Così, vengono fissati dei paletti piuttosto rigidi entro i quali potranno essere inclusi tutti i professionisti che si trovino in regola con i requisiti che figureranno nel decreto, il quale, ora, viene comunque sottoposto all’attenzione del Consiglio nazionale forense.
Si tratta di un’uscita inattesa da parte del ministero Orlando, che fa il paio con la riforma della difesa d’ufficio, approvata in Consiglio dei ministri e pubblicata in Gazzetta ufficiale nei giorni scorsi.
Ora, dunque, il governo ha intenzione di rinnovare profondamente la professione forense, ad appena due anni dalla riforma professionale del 2012, che attende ancora una completa attuazione per i numerosi regolamenti e decreti che ha richiesto sin dal primo via libera parlamentare.
Ora, dunque, arriva questo nuovo provvedimento che sta già scatenando un vespaio tra le associazioni, gli studi professionali e le rappresentanze di categoria. In poche righe, lo schema di decreto liquida i requisiti essenziali per poter chiamare u professionista “avvocato”.

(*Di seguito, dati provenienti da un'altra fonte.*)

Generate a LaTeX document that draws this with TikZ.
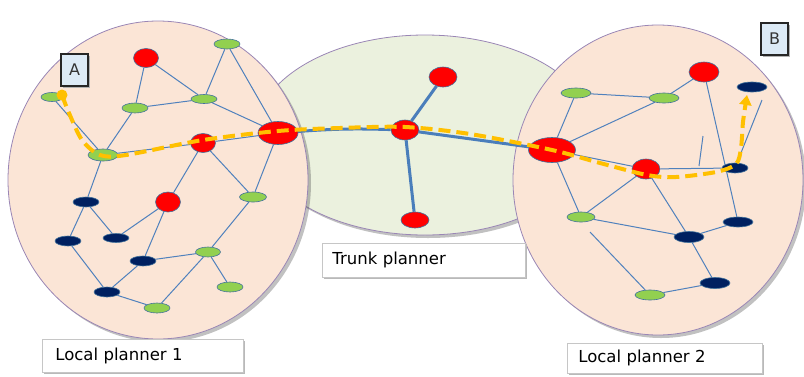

Come potersi ritenere professionisti forensi
Innanzitutto, il ministero sancisce che ogni triennio il Consiglio dell’ordine dovrà verificare la conservazione dei requisiti elencati, i quali andranno soddisfatti appieno, ma non basteranno a tracciare il confine tra gli avvocati doc e il resto degli iscritti: la professione andrà infatti svolta in maniera continuativa, abituale e prevalente.
L’unico margine ammesso è quello dei cinque anni a seguito dell’iscrizione: dopo il superamento dell’esame, per i neo professionisti sarà concesso un margine extra di due anni per uniformarsi ai criteri di esercizio della professione.
Ma come viene definita la professione legale in maniera continuativa e prevalente? Ecco i punti fissati dal governo:
a) la titolarità di una partita Iva;
b) l’uso di locali e di almeno un’utenza telefonica destinati allo svolgimento dell’attività professionale, anche in forma collettiva (associazione professionale, società professionale, associazione di studio con altri colleghi);
c) la trattazione di almeno 5 affari per ogni anno dei 3 presi in considerazione, anche se l’incarico è stato inizialmente conferito ad altro legale;
d) la titolarità di un indirizzo Pec comunicato al Consiglio dell’ordine;
e) l’avere assolto l’obbligo di aggiornamento professionale secondo modalità e condizioni stabilite dal Cnf;
f)la stipula di una polizza assicurativa a copertura della responsabilità civile che deriva dall’esercizio della professione;
g)la corresponsione dei contributi annuali dovuti al Consiglio dell’ordine;
h) il pagamento delle quote alla Cassa di previdenza forense.
Oltretutto, fanno notare gli osservatori, la mancanza dell’esercizio effettivo, continuativo, abituale e prevalente della professione può significare la cancellazione dall’albo. In breve, il mancato versamento dei contributi all’Ordine ed alla Cassa, porta dritti allo stesso esito.
Naturalmente, gli otto requisiti sopra elencati dovranno essere soddisfatti completamente e in simultanea da parte degli iscritti all’Albo. Un decreto successivo a quello sui requisiti, poi, stabilirà le modalità attraverso cui individuare le dichiarazioni sostitutive che saranno controllate a campione.